Abstract

Reviewed by: Barbara Carle, California State University, USA
Assenti ingiustificati is Simone Di Biasio’s first book. This volume is introduced by the well-known contemporary poet Claudio Damiani, who accurately explains its novelty and originality, especially for a young poet (Di Biasio was born in 1988). I would like to quote a part of Damiani’s preface in my own English translation: Who are the ‘Unjustified Absent’? The no longer young? The fathers? […] This is the great thing about Simone: he is a young man who criticizes the world, […] in to which he has just entered, which is all wrong; but […]he doesn’t exclude himself, he puts himself too in this world. […] Si dovrebbe chiedere alle cose/Di cosa hanno bisogno per nominarsi meglio (We should ask things/what they need to have better names). Simone begins in an unexpected place, one which takes us aback: language. (p. 5)

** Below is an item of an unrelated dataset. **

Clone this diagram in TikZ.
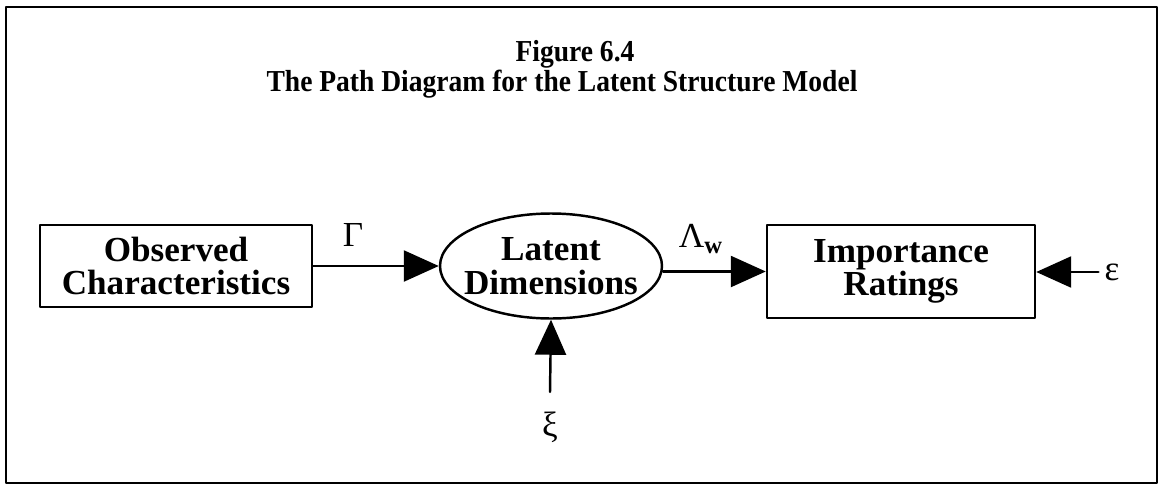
\documentclass[tikz,border=0pt]{standalone}
\usepackage{fontspec}
\setmainfont{Liberation Serif}
\usetikzlibrary{arrows.meta,shapes.geometric}
\begin{document}
\begin{tikzpicture}[line cap=round, line join=round, font=\fontsize{20}{19}\selectfont,
		box/.style={draw, line width=1.4pt, inner sep=0pt, align=center, font=\fontsize{20}{19}\selectfont\bfseries},
		pil/.style={line width=1.4pt, -{Triangle[length=0.7cm, width=0.62cm]}}]
		\useasboundingbox (0,0) rectangle (23.24,9.86);
		\draw[line width=1.2pt] (0.12,0.2) rectangle (23.14,9.72);
		\node[anchor=north, inner sep=0pt, align=center, font=\fontsize{16.5}{14}\selectfont\bfseries] (tit) at (11.24,9.06)
			{\hspace*{0.52cm}\scalebox{0.95}[1.05]{Figure 6.4}\\\scalebox{0.95}[1.05]{The Path Diagram for the Latent Structure Model}};
		\node[box, minimum width=5.44cm, minimum height=1.64cm] (obs) at (3.52,4.54) {Observed\\Characteristics};
		\node[draw, line width=1.4pt, ellipse, inner sep=0pt, minimum width=4.44cm, minimum height=2.1cm] (lat) at (11.02,4.54) {};
		\node[align=center, font=\fontsize{20}{19}\selectfont\bfseries] (lattxt) at (lat) {Latent\\Dimensions};
		\node[box, minimum width=5.36cm, minimum height=1.86cm] (imp) at (18.02,4.43) {Importance\\Ratings};
		\node (eps) at (22.24,4.42) {ε};
		\node (xi) at (11.0,1.32) {ξ};
		\node (gam) at (7.06,5.16) {Γ};
		\node (lam) at (14.02,5.08) {Λ\textsubscript{\bfseries w}};
		\draw[pil] (obs.east) -- (lat.west);
		\draw[pil] (lat.east |- imp.west) -- (imp.west);
		\draw[pil] (eps.west) -- (imp.east |- eps.west);
		\draw[pil] (xi.north |- 0,2.02) -- (lat.south);
\end{tikzpicture}
\end{document}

Thus Di Biasio begins by thinking in depth about the ‘instrument of the trade,’ that which distinguishes us as civilized beings: language. How we use it and are used by it defines, to an extent, who we are. In the current panorama of new Italian poetry Simone’s approach is original and promising.
Assenti ingiustificati is composed of 50 poems, beginning with two texts on one page: Carta d’identità and Connotati e contrassegni salienti. Of these generally impressive poems, 10 focus specifically on language and they are, in this reviewer’s opinion, outstanding: Prodotto interno loro, Meno facile, Perdite, La traduttrice, Analisi del verbo, Assenti ingiustificati, Institutio Oratoria, I versi in piedi, Paroleterapia, and Fra menti. As the titles suggest, they are almost always playful even when serious, inventive and learned. With such qualities they achieve considerable freshness. These poems also possess a historical awareness which is another singular virtue. They give us concrete information about the distinct historical moment in which we live. For example, in Padroni del mondo we read: Hu-Jintao e Obama/i padroni del mondo. A similar instance occurs in Prodotto interno loro, a pun on the economic term: prodotto interno lordo, or PIL, Gross National Product or GNP, an expression often dominating the media of a reform-minded and economically oriented Europe. The advantages of this Europe in the making are not always evident to its various members, especially countries like Italy, Spain, Greece or Portugal for whom reforms have had negative effects. Di Biasio transforms these somewhat vacuous economic terms in a magical way: Se solo s’intuisse il valore dell’altro, se ci si vestisse di gentilezza se ogni giorno ci curassimo appena di un’altra persona se il Pil si fondasse sul benessere e mai il contrario si potrebbe bestemmiare gli economisti impartire loro corsi di aggiornamento sulla scomparsa della moneta reale al telefono solo di telefonare al battito di abbattere al fiore di fiorire […] e agli uomini di guidare.
The poet’s linguistic experts are certainly found in books and teachers (fu la mia prima/maestra d’italiano/a farmi inciampare dentro al valore della poesia) but also in his grandparents. The book is dedicated to his grandmother, also the focus of the marvellous poem La traduttrice: Nonna Francesca/è una conchiglia a pancia in giù/tutti la accostano all’orecchio/per sentire il fragore di una vita […]Korinne/è la sua traduttrice dal Parkinson/in rumeno e poi italiano/e ha imparato due nuove lingue: il dialetto e il sottovoce,/impronte foniche della nostra sorte.
The other important master of language for the poet is his grandfather, protagonist of one of the most memorable compositions: Institutio Oratoria. The grandfather is seen as a sort of domestic reincarnation of the Roman master of rhetoric, Quintilian: La sua disdascalia/vale quanto un’ ‘institutio oratoria’/perciò mi viene da piangere/su questa maniacale cura del linguaggio […].
Assenti giustificati is a well written-book of poetry, generally speaking. Yet the 10 poems focusing on language truly stand out and are worthy of any classroom or university, of any audience who wishes to learn about the current and excellent state of health of the Italian language despite the enormous challenges of our present age. It is said that it’s enough for a poet to write one great poem in his lifetime. Simone Di Biasio has written at least 10.